### [Stated goal]
Restate the listing that follows word for word, without its pictures.

### [Dataset excerpt]
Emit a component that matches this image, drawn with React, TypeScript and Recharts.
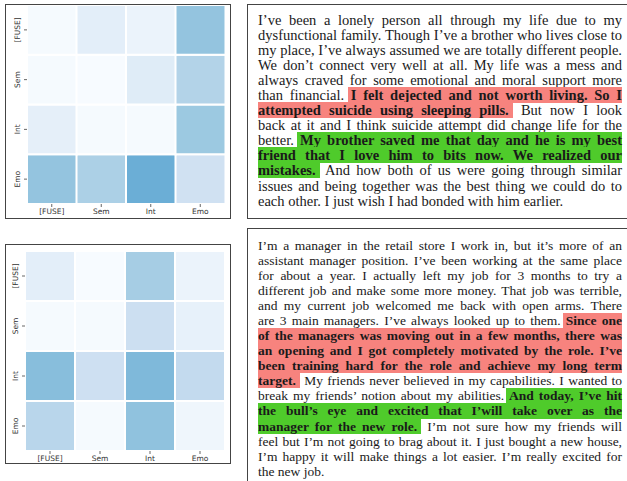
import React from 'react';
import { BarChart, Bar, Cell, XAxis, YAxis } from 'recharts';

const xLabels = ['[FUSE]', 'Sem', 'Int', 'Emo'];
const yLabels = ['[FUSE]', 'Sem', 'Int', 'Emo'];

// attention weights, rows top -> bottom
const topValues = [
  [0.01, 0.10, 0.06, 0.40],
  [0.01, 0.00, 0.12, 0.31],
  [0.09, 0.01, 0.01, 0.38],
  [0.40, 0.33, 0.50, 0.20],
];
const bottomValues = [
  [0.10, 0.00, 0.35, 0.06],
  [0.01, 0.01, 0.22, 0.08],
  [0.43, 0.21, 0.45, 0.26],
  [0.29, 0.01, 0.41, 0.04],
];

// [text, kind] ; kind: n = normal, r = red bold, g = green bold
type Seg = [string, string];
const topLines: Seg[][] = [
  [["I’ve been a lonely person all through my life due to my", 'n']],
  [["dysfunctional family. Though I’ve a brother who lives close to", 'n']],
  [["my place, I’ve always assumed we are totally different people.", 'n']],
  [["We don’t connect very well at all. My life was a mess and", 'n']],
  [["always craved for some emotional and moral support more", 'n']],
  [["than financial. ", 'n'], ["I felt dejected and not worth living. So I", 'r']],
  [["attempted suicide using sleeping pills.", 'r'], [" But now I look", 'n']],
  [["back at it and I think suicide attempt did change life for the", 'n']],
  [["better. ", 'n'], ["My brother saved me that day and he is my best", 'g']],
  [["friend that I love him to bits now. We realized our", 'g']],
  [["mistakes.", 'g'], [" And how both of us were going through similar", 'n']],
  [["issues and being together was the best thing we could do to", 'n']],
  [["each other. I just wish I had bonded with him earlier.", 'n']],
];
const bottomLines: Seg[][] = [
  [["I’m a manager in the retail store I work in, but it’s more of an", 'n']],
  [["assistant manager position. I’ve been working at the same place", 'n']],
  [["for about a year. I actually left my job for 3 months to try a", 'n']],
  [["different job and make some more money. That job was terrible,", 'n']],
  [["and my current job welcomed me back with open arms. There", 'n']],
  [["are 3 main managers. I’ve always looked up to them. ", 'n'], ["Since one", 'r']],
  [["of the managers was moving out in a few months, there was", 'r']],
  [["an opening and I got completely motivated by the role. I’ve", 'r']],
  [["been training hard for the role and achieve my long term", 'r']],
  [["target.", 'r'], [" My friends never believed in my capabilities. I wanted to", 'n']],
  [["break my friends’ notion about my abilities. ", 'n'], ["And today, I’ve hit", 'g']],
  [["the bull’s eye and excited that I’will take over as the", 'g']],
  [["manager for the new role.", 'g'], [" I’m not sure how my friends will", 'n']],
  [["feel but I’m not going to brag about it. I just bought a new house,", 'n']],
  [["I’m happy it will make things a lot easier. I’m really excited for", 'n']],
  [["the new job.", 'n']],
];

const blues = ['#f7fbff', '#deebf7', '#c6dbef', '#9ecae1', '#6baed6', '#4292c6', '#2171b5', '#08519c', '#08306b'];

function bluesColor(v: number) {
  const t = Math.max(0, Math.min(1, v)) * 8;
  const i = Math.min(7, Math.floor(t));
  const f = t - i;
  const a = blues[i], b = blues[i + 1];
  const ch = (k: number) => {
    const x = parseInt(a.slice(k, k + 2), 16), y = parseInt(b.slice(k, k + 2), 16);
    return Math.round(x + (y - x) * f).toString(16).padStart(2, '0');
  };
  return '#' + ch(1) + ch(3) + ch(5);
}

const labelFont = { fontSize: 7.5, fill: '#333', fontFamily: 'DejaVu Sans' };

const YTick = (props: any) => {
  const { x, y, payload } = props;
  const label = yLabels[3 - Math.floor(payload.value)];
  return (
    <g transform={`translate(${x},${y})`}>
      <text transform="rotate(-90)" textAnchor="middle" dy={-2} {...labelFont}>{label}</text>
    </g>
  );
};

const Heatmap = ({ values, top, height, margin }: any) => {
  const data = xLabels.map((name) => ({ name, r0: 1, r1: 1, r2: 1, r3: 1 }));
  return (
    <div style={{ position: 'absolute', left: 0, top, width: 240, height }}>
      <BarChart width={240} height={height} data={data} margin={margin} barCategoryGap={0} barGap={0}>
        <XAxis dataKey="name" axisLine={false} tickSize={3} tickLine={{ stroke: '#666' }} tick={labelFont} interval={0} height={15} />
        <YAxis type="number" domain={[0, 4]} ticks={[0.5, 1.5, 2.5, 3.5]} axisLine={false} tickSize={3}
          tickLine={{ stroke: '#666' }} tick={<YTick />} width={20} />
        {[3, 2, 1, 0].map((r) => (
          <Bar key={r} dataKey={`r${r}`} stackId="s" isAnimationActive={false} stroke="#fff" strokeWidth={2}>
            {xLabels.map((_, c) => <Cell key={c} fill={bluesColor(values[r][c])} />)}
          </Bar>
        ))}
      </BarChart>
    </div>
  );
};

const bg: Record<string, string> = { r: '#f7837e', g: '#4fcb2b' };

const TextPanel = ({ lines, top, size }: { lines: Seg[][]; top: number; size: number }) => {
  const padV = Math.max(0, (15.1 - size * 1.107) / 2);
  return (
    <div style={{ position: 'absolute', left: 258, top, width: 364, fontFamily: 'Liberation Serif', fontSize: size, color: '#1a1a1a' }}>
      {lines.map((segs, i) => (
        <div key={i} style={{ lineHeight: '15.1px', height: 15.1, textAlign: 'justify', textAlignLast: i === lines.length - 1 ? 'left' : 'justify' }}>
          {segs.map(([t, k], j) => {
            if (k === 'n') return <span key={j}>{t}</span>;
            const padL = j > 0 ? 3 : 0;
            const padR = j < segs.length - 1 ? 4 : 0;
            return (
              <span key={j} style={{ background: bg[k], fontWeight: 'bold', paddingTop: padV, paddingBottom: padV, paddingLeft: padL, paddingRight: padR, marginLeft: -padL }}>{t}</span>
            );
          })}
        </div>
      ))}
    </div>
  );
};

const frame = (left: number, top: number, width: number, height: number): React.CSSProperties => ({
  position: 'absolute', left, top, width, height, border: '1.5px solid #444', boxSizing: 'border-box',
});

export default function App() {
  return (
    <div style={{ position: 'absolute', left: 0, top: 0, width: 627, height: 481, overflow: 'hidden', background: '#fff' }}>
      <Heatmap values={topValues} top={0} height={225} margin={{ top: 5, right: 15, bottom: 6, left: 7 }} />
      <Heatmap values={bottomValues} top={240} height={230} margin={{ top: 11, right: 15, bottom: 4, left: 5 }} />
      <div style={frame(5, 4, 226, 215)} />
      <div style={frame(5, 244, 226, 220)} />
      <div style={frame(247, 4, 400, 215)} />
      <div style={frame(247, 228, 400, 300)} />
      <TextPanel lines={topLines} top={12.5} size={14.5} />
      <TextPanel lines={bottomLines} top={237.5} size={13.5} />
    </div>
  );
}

### [Answer for the task]
Emit a component that matches this image, drawn with React, TypeScript and Recharts.
import React from 'react';
import { BarChart, Bar, Cell, XAxis, YAxis } from 'recharts';

const xLabels = ['[FUSE]', 'Sem', 'Int', 'Emo'];
const yLabels = ['[FUSE]', 'Sem', 'Int', 'Emo'];

// attention weights, rows top -> bottom
const topValues = [
  [0.01, 0.10, 0.06, 0.40],
  [0.01, 0.00, 0.12, 0.31],
  [0.09, 0.01, 0.01, 0.38],
  [0.40, 0.33, 0.50, 0.20],
];
const bottomValues = [
  [0.10, 0.00, 0.35, 0.06],
  [0.01, 0.01, 0.22, 0.08],
  [0.43, 0.21, 0.45, 0.26],
  [0.29, 0.01, 0.41, 0.04],
];

// [text, kind] ; kind: n = normal, r = red bold, g = green bold
type Seg = [string, string];
const topLines: Seg[][] = [
  [["I’ve been a lonely person all through my life due to my", 'n']],
  [["dysfunctional family. Though I’ve a brother who lives close to", 'n']],
  [["my place, I’ve always assumed we are totally different people.", 'n']],
  [["We don’t connect very well at all. My life was a mess and", 'n']],
  [["always craved for some emotional and moral support more", 'n']],
  [["than financial. ", 'n'], ["I felt dejected and not worth living. So I", 'r']],
  [["attempted suicide using sleeping pills.", 'r'], [" But now I look", 'n']],
  [["back at it and I think suicide attempt did change life for the", 'n']],
  [["better. ", 'n'], ["My brother saved me that day and he is my best", 'g']],
  [["friend that I love him to bits now. We realized our", 'g']],
  [["mistakes.", 'g'], [" And how both of us were going through similar", 'n']],
  [["issues and being together was the best thing we could do to", 'n']],
  [["each other. I just wish I had bonded with him earlier.", 'n']],
];
const bottomLines: Seg[][] = [
  [["I’m a manager in the retail store I work in, but it’s more of an", 'n']],
  [["assistant manager position. I’ve been working at the same place", 'n']],
  [["for about a year. I actually left my job for 3 months to try a", 'n']],
  [["different job and make some more money. That job was terrible,", 'n']],
  [["and my current job welcomed me back with open arms. There", 'n']],
  [["are 3 main managers. I’ve always looked up to them. ", 'n'], ["Since one", 'r']],
  [["of the managers was moving out in a few months, there was", 'r']],
  [["an opening and I got completely motivated by the role. I’ve", 'r']],
  [["been training hard for the role and achieve my long term", 'r']],
  [["target.", 'r'], [" My friends never believed in my capabilities. I wanted to", 'n']],
  [["break my friends’ notion about my abilities. ", 'n'], ["And today, I’ve hit", 'g']],
  [["the bull’s eye and excited that I’will take over as the", 'g']],
  [["manager for the new role.", 'g'], [" I’m not sure how my friends will", 'n']],
  [["feel but I’m not going to brag about it. I just bought a new house,", 'n']],
  [["I’m happy it will make things a lot easier. I’m really excited for", 'n']],
  [["the new job.", 'n']],
];

const blues = ['#f7fbff', '#deebf7', '#c6dbef', '#9ecae1', '#6baed6', '#4292c6', '#2171b5', '#08519c', '#08306b'];

function bluesColor(v: number) {
  const t = Math.max(0, Math.min(1, v)) * 8;
  const i = Math.min(7, Math.floor(t));
  const f = t - i;
  const a = blues[i], b = blues[i + 1];
  const ch = (k: number) => {
    const x = parseInt(a.slice(k, k + 2), 16), y = parseInt(b.slice(k, k + 2), 16);
    return Math.round(x + (y - x) * f).toString(16).padStart(2, '0');
  };
  return '#' + ch(1) + ch(3) + ch(5);
}

const labelFont = { fontSize: 7.5, fill: '#333', fontFamily: 'DejaVu Sans' };

const YTick = (props: any) => {
  const { x, y, payload } = props;
  const label = yLabels[3 - Math.floor(payload.value)];
  return (
    <g transform={`translate(${x},${y})`}>
      <text transform="rotate(-90)" textAnchor="middle" dy={-2} {...labelFont}>{label}</text>
    </g>
  );
};

const Heatmap = ({ values, top, height, margin }: any) => {
  const data = xLabels.map((name) => ({ name, r0: 1, r1: 1, r2: 1, r3: 1 }));
  return (
    <div style={{ position: 'absolute', left: 0, top, width: 240, height }}>
      <BarChart width={240} height={height} data={data} margin={margin} barCategoryGap={0} barGap={0}>
        <XAxis dataKey="name" axisLine={false} tickSize={3} tickLine={{ stroke: '#666' }} tick={labelFont} interval={0} height={15} />
        <YAxis type="number" domain={[0, 4]} ticks={[0.5, 1.5, 2.5, 3.5]} axisLine={false} tickSize={3}
          tickLine={{ stroke: '#666' }} tick={<YTick />} width={20} />
        {[3, 2, 1, 0].map((r) => (
          <Bar key={r} dataKey={`r${r}`} stackId="s" isAnimationActive={false} stroke="#fff" strokeWidth={2}>
            {xLabels.map((_, c) => <Cell key={c} fill={bluesColor(values[r][c])} />)}
          </Bar>
        ))}
      </BarChart>
    </div>
  );
};

const bg: Record<string, string> = { r: '#f7837e', g: '#4fcb2b' };

const TextPanel = ({ lines, top, size }: { lines: Seg[][]; top: number; size: number }) => {
  const padV = Math.max(0, (15.1 - size * 1.107) / 2);
  return (
    <div style={{ position: 'absolute', left: 258, top, width: 364, fontFamily: 'Liberation Serif', fontSize: size, color: '#1a1a1a' }}>
      {lines.map((segs, i) => (
        <div key={i} style={{ lineHeight: '15.1px', height: 15.1, textAlign: 'justify', textAlignLast: i === lines.length - 1 ? 'left' : 'justify' }}>
          {segs.map(([t, k], j) => {
            if (k === 'n') return <span key={j}>{t}</span>;
            const padL = j > 0 ? 3 : 0;
            const padR = j < segs.length - 1 ? 4 : 0;
            return (
              <span key={j} style={{ background: bg[k], fontWeight: 'bold', paddingTop: padV, paddingBottom: padV, paddingLeft: padL, paddingRight: padR, marginLeft: -padL }}>{t}</span>
            );
          })}
        </div>
      ))}
    </div>
  );
};

const frame = (left: number, top: number, width: number, height: number): React.CSSProperties => ({
  position: 'absolute', left, top, width, height, border: '1.5px solid #444', boxSizing: 'border-box',
});

export default function App() {
  return (
    <div style={{ position: 'absolute', left: 0, top: 0, width: 627, height: 481, overflow: 'hidden', background: '#fff' }}>
      <Heatmap values={topValues} top={0} height={225} margin={{ top: 5, right: 15, bottom: 6, left: 7 }} />
      <Heatmap values={bottomValues} top={240} height={230} margin={{ top: 11, right: 15, bottom: 4, left: 5 }} />
      <div style={frame(5, 4, 226, 215)} />
      <div style={frame(5, 244, 226, 220)} />
      <div style={frame(247, 4, 400, 215)} />
      <div style={frame(247, 228, 400, 300)} />
      <TextPanel lines={topLines} top={12.5} size={14.5} />
      <TextPanel lines={bottomLines} top={237.5} size={13.5} />
    </div>
  );
}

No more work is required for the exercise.